## [Task brief]
Your task is to copy the listing exactly. Drop any pictures from the copy.

## [Data provided]
__________

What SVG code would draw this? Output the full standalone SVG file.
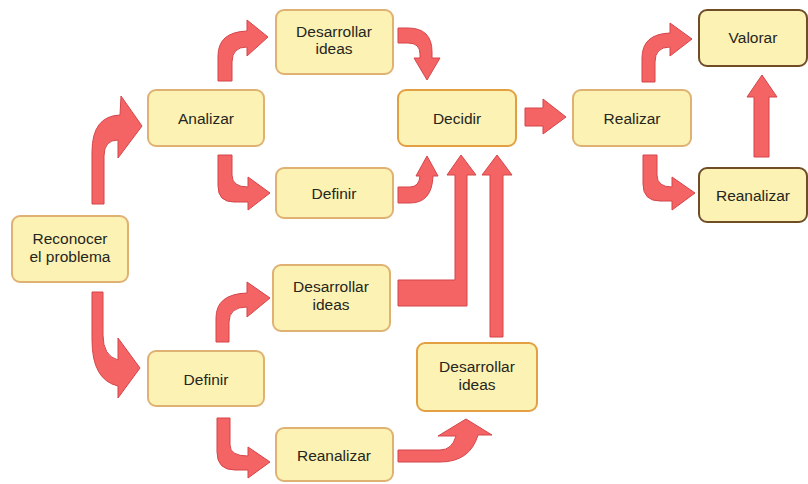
<svg xmlns="http://www.w3.org/2000/svg" width="808" height="484" viewBox="0 0 808 484">
  <style>
    .box { fill: #fcf2b3; stroke: #dfb274; stroke-width: 2; }
    .box.hot { stroke: #e3a043; }
    .box.dark { stroke: #6e4d27; }
    .lbl { font-family: "Liberation Sans", Arial, sans-serif; font-size: 15.5px; fill: #262620; text-anchor: middle; }
    .arrow { fill: #f46464; stroke: #d4454a; stroke-width: 1; stroke-linejoin: round; }
  </style>
  <rect width="808" height="484" fill="#ffffff"/>

  <!-- connectors: red block arrows -->
  <g id="connectors">
    <path class="arrow" d="M 92 204 L 92 152 Q 92 116 120 115 L 121 96 L 142 126 L 118 158 L 118 140 Q 104 140 104 156 L 104 204 Z"/>
    <path class="arrow" d="M 218 81 L 218 56 Q 218 32 247 31 L 247 20 L 268 37 L 247 56 L 247 47 Q 232 47 232 62 L 232 81 Z"/>
    <path class="arrow" d="M 218 155 L 218 186 Q 218 202 234 202 L 248 202 L 248 210 L 270 193 L 248 177 L 248 187 Q 232 187 232 175 L 232 155 Z"/>
    <path class="arrow" d="M 398 28 L 408 28 Q 432 28 432 52 L 432 58 L 440 58 L 427 80 L 414 58 L 420 58 L 420 54 Q 420 43 408 43 L 398 43 Z"/>
    <path class="arrow" d="M 398 187 L 410 187 Q 419 187 420 176 L 416 176 L 427 156 L 438 176 L 433 176 Q 432 203 410 203 L 398 203 Z"/>
    <path class="arrow" d="M 398 280 L 455 280 L 455 175 L 447 175 L 461 155 L 476 175 L 467 175 L 467 306 L 398 306 Z"/>
    <path class="arrow" d="M 490 337 L 490 175 L 482 175 L 497 155 L 512 175 L 503 175 L 503 337 Z"/>
    <path class="arrow" d="M 525 108 L 543 108 L 543 99 L 566 117 L 543 134 L 543 126 L 525 126 Z"/>
    <path class="arrow" d="M 642 82 L 642 58 Q 642 34 670 33 L 670 23 L 692 39 L 670 56 L 670 47 Q 655 47 655 62 L 655 82 Z"/>
    <path class="arrow" d="M 643 155 L 643 184 Q 643 201 660 201 L 672 201 L 672 210 L 695 193 L 672 177 L 672 187 Q 657 187 657 175 L 657 155 Z"/>
    <path class="arrow" d="M 754 157 L 754 97 L 747 97 L 762 75 L 777 97 L 769 97 L 769 157 Z"/>
    <path class="arrow" d="M 92 292 L 92 340 Q 92 380 118 386 L 118 398 L 140 368 L 118 338 L 118 360 Q 103 356 103 335 L 103 292 Z"/>
    <path class="arrow" d="M 216 342 L 216 318 Q 216 294 247 293 L 247 282 L 270 298 L 247 317 L 247 307 Q 229 307 229 322 L 229 342 Z"/>
    <path class="arrow" d="M 217 418 L 217 452 Q 217 470 235 470 L 248 470 L 248 478 L 270 462 L 248 447 L 248 456 Q 230 456 230 445 L 230 418 Z"/>
    <path class="arrow" d="M 398 450 L 440 450 Q 452 450 456 436 L 438 436 L 466 419 L 492 435 L 478 435 Q 470 462 440 462 L 398 462 Z"/>
  </g>

  <!-- process steps -->
  <g id="reconocer">
    <rect class="box" x="12" y="216" width="116" height="66" rx="8"/>
    <text class="lbl" x="70" y="244">Reconocer</text>
    <text class="lbl" x="70" y="262">el problema</text>
  </g>
  <g id="analizar">
    <rect class="box" x="148" y="90" width="116" height="56" rx="8"/>
    <text class="lbl" x="206" y="124">Analizar</text>
  </g>
  <g id="desarrollar-1">
    <rect class="box" x="276" y="10" width="117" height="64" rx="8"/>
    <text class="lbl" x="334" y="37">Desarrollar</text>
    <text class="lbl" x="334" y="54">ideas</text>
  </g>
  <g id="definir-1">
    <rect class="box" x="276" y="168" width="117" height="50" rx="8"/>
    <text class="lbl" x="334" y="199">Definir</text>
  </g>
  <g id="decidir">
    <rect class="box hot" x="398" y="90" width="118" height="56" rx="8"/>
    <text class="lbl" x="457" y="124">Decidir</text>
  </g>
  <g id="realizar">
    <rect class="box" x="573" y="90" width="118" height="56" rx="8"/>
    <text class="lbl" x="632" y="124">Realizar</text>
  </g>
  <g id="valorar">
    <rect class="box dark" x="699" y="10" width="108" height="56" rx="8"/>
    <text class="lbl" x="753" y="43">Valorar</text>
  </g>
  <g id="reanalizar-1">
    <rect class="box dark" x="699" y="168" width="108" height="54" rx="8"/>
    <text class="lbl" x="753" y="201">Reanalizar</text>
  </g>
  <g id="desarrollar-2">
    <rect class="box" x="273" y="265" width="117" height="66" rx="8"/>
    <text class="lbl" x="331" y="292">Desarrollar</text>
    <text class="lbl" x="331" y="310">ideas</text>
  </g>
  <g id="definir-2">
    <rect class="box" x="148" y="351" width="116" height="55" rx="8"/>
    <text class="lbl" x="206" y="385">Definir</text>
  </g>
  <g id="reanalizar-2">
    <rect class="box" x="276" y="428" width="117" height="53" rx="8"/>
    <text class="lbl" x="334" y="461">Reanalizar</text>
  </g>
  <g id="desarrollar-3">
    <rect class="box hot" x="417" y="343" width="120" height="68" rx="8"/>
    <text class="lbl" x="477" y="372">Desarrollar</text>
    <text class="lbl" x="477" y="390">ideas</text>
  </g>
</svg>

__________

## [Response for this exercise]
What SVG code would draw this? Output the full standalone SVG file.
<svg xmlns="http://www.w3.org/2000/svg" width="808" height="484" viewBox="0 0 808 484">
  <style>
    .box { fill: #fcf2b3; stroke: #dfb274; stroke-width: 2; }
    .box.hot { stroke: #e3a043; }
    .box.dark { stroke: #6e4d27; }
    .lbl { font-family: "Liberation Sans", Arial, sans-serif; font-size: 15.5px; fill: #262620; text-anchor: middle; }
    .arrow { fill: #f46464; stroke: #d4454a; stroke-width: 1; stroke-linejoin: round; }
  </style>
  <rect width="808" height="484" fill="#ffffff"/>

  <!-- connectors: red block arrows -->
  <g id="connectors">
    <path class="arrow" d="M 92 204 L 92 152 Q 92 116 120 115 L 121 96 L 142 126 L 118 158 L 118 140 Q 104 140 104 156 L 104 204 Z"/>
    <path class="arrow" d="M 218 81 L 218 56 Q 218 32 247 31 L 247 20 L 268 37 L 247 56 L 247 47 Q 232 47 232 62 L 232 81 Z"/>
    <path class="arrow" d="M 218 155 L 218 186 Q 218 202 234 202 L 248 202 L 248 210 L 270 193 L 248 177 L 248 187 Q 232 187 232 175 L 232 155 Z"/>
    <path class="arrow" d="M 398 28 L 408 28 Q 432 28 432 52 L 432 58 L 440 58 L 427 80 L 414 58 L 420 58 L 420 54 Q 420 43 408 43 L 398 43 Z"/>
    <path class="arrow" d="M 398 187 L 410 187 Q 419 187 420 176 L 416 176 L 427 156 L 438 176 L 433 176 Q 432 203 410 203 L 398 203 Z"/>
    <path class="arrow" d="M 398 280 L 455 280 L 455 175 L 447 175 L 461 155 L 476 175 L 467 175 L 467 306 L 398 306 Z"/>
    <path class="arrow" d="M 490 337 L 490 175 L 482 175 L 497 155 L 512 175 L 503 175 L 503 337 Z"/>
    <path class="arrow" d="M 525 108 L 543 108 L 543 99 L 566 117 L 543 134 L 543 126 L 525 126 Z"/>
    <path class="arrow" d="M 642 82 L 642 58 Q 642 34 670 33 L 670 23 L 692 39 L 670 56 L 670 47 Q 655 47 655 62 L 655 82 Z"/>
    <path class="arrow" d="M 643 155 L 643 184 Q 643 201 660 201 L 672 201 L 672 210 L 695 193 L 672 177 L 672 187 Q 657 187 657 175 L 657 155 Z"/>
    <path class="arrow" d="M 754 157 L 754 97 L 747 97 L 762 75 L 777 97 L 769 97 L 769 157 Z"/>
    <path class="arrow" d="M 92 292 L 92 340 Q 92 380 118 386 L 118 398 L 140 368 L 118 338 L 118 360 Q 103 356 103 335 L 103 292 Z"/>
    <path class="arrow" d="M 216 342 L 216 318 Q 216 294 247 293 L 247 282 L 270 298 L 247 317 L 247 307 Q 229 307 229 322 L 229 342 Z"/>
    <path class="arrow" d="M 217 418 L 217 452 Q 217 470 235 470 L 248 470 L 248 478 L 270 462 L 248 447 L 248 456 Q 230 456 230 445 L 230 418 Z"/>
    <path class="arrow" d="M 398 450 L 440 450 Q 452 450 456 436 L 438 436 L 466 419 L 492 435 L 478 435 Q 470 462 440 462 L 398 462 Z"/>
  </g>

  <!-- process steps -->
  <g id="reconocer">
    <rect class="box" x="12" y="216" width="116" height="66" rx="8"/>
    <text class="lbl" x="70" y="244">Reconocer</text>
    <text class="lbl" x="70" y="262">el problema</text>
  </g>
  <g id="analizar">
    <rect class="box" x="148" y="90" width="116" height="56" rx="8"/>
    <text class="lbl" x="206" y="124">Analizar</text>
  </g>
  <g id="desarrollar-1">
    <rect class="box" x="276" y="10" width="117" height="64" rx="8"/>
    <text class="lbl" x="334" y="37">Desarrollar</text>
    <text class="lbl" x="334" y="54">ideas</text>
  </g>
  <g id="definir-1">
    <rect class="box" x="276" y="168" width="117" height="50" rx="8"/>
    <text class="lbl" x="334" y="199">Definir</text>
  </g>
  <g id="decidir">
    <rect class="box hot" x="398" y="90" width="118" height="56" rx="8"/>
    <text class="lbl" x="457" y="124">Decidir</text>
  </g>
  <g id="realizar">
    <rect class="box" x="573" y="90" width="118" height="56" rx="8"/>
    <text class="lbl" x="632" y="124">Realizar</text>
  </g>
  <g id="valorar">
    <rect class="box dark" x="699" y="10" width="108" height="56" rx="8"/>
    <text class="lbl" x="753" y="43">Valorar</text>
  </g>
  <g id="reanalizar-1">
    <rect class="box dark" x="699" y="168" width="108" height="54" rx="8"/>
    <text class="lbl" x="753" y="201">Reanalizar</text>
  </g>
  <g id="desarrollar-2">
    <rect class="box" x="273" y="265" width="117" height="66" rx="8"/>
    <text class="lbl" x="331" y="292">Desarrollar</text>
    <text class="lbl" x="331" y="310">ideas</text>
  </g>
  <g id="definir-2">
    <rect class="box" x="148" y="351" width="116" height="55" rx="8"/>
    <text class="lbl" x="206" y="385">Definir</text>
  </g>
  <g id="reanalizar-2">
    <rect class="box" x="276" y="428" width="117" height="53" rx="8"/>
    <text class="lbl" x="334" y="461">Reanalizar</text>
  </g>
  <g id="desarrollar-3">
    <rect class="box hot" x="417" y="343" width="120" height="68" rx="8"/>
    <text class="lbl" x="477" y="372">Desarrollar</text>
    <text class="lbl" x="477" y="390">ideas</text>
  </g>
</svg>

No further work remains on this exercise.